Climate education considered an important first step toward climate action
One of the most important achievements of recent years in terms of advancing the country's response to climate change is making sure children are learning about it in school. When the Ministry of Education decided to integrate climate education into the national curriculum, UNICEF was there to help.
For Sabra Noordeen, the government-appointed Special Envoy for Climate Change, it was a no-brainer. "If you don't know what you're trying to protect," she told UNICEF USA in a recent interview, "how are you going to know how to protect it — or even why you should protect it?"
A deeper understanding has already started generating youth-led climate initiatives.
Take the country's plan to phase out single-use plastics. "It all started in the schools," Nordeen noted. "The schools were first to declare themselves free of plastic, and it became such an issue for the children that they took it home, to their families. And then parents and caregivers took it up, and then their friends, and it went up the ladder until it finally became an actual government policy.
"For progressive policies like this to work — for them to be sustainable and successful — you need to have that level of engagement and support throughout society."

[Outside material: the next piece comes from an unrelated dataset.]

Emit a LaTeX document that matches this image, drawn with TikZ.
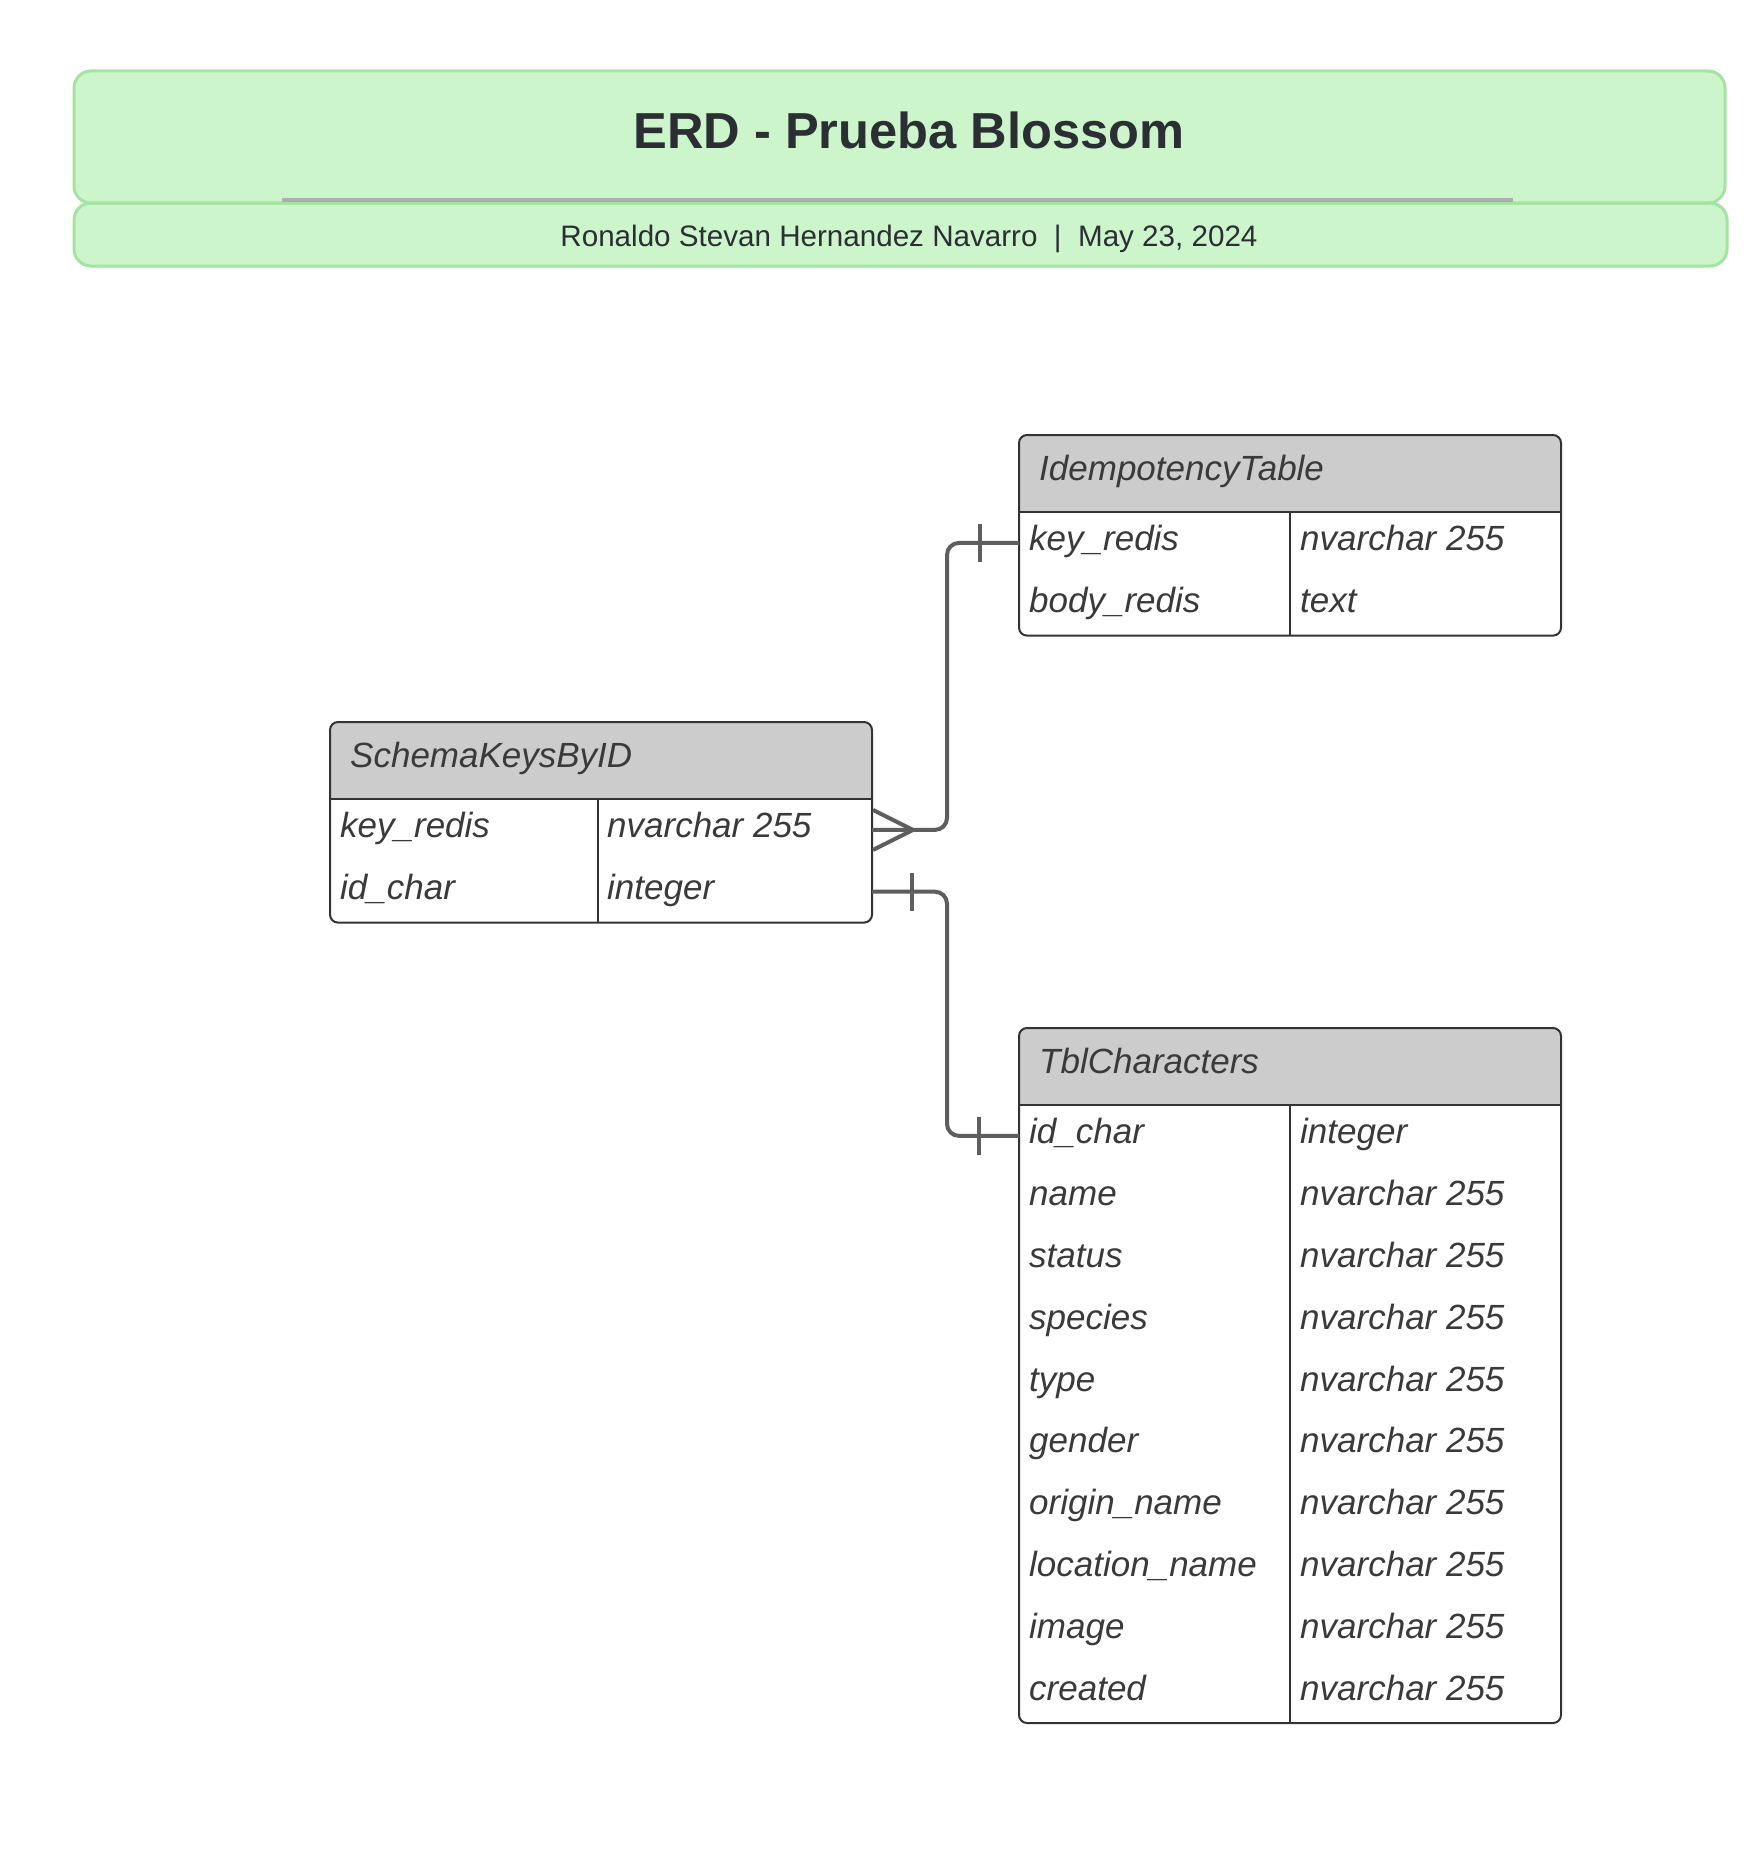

UNICEF's role: empowering young people to bring change
Zahir agrees that young Maldivians will be the ones driving change. They are eager to demonstrate alternative paths forward, he says — to show that it is possible to protect the environment, and build climate resilience, without stifling economic development. Those who are already involved in ongoing projects — such as the group restoring coral reefs off the coast of Vilimalé in North Male Atoll, for example — are keen to coordinate with local businesses, including resorts and snorkeling and other tour operators, to find common ground.
Here is where UNICEF can be an enabler, by pursuing partnerships with the private sector that lead to internships, mentorships and other learning and job training opportunities for young people determined to take up the cause, and by providing resources and support to young innovators and entrepreneurs through programs like UPSHIFT and imaGEN Ventures.
UNICEF also provides platforms for young people to convene, connect and co-create climate solutions on a national and even global stage.
On International Youth Day in August, for example, youth had a chance to speak directly to government ministers about their experiences working on green initiatives at a UNICEF-organized event. In October, UNICEF hosted "Youth Track to COP28" where kids presented their recommendations and demands for climate action to national policymakers and world leaders, and youth-led projects developed through the UNICEF imaGen Ventures Bootcamp were showcased.
Leading up to COP27 in 2022, UNICEF held a similar event where youth met with key government stakeholders, civil society organizations and private sector partners to discuss protection and conservation, energy innovations and their vision for a "Plastic-Free" Maldives.
"UNICEF has always played a critical role in bringing people together, and making space for children's voices to be heard on important issues that impact them," Nordeen said. "Maldivian young people have a huge role to play in telling the rest of the world why it's so important to support the Maldives; why it's so important for global temperature rise to be limited to 1.5 degrees; why we need our coral reefs to remain healthy; and to also share what we're doing in the Maldives, how we're living in the Maldives, how we're trying to protect what we have."
UNICEF has always played a critical role in bringing people together, and making space for children's voices to be heard on important issues that impact them.
The Maldives' future as a country hinges on global action to, No. 1, reduce emissions and slow global warming — even if every Maldivian traded in their gas-powered motorbike or pickup truck for an electric vehicle, even if every building and system ran on solar energy, it wouldn't be enough to reverse the tide, Zahir explains — and, No. 2, increase climate financing, not just for loss and damage but to fund critical adaptation and mitigation work.
Current climate funding commitments for adapting critical social services like health and water to climate hazards in vulnerable countries are falling far short of what's required, failing children, according to a joint report by members of the Children’s Environmental Rights Initiative coalition, Plan International, Save the Children and UNICEF.
And so the work continues. What makes Zahir's job meaningful, he says, is that it's about enhancing, elevating and empowering young people to lead the charge. "I really hope we will be able to do more, and that's the hope that drives me."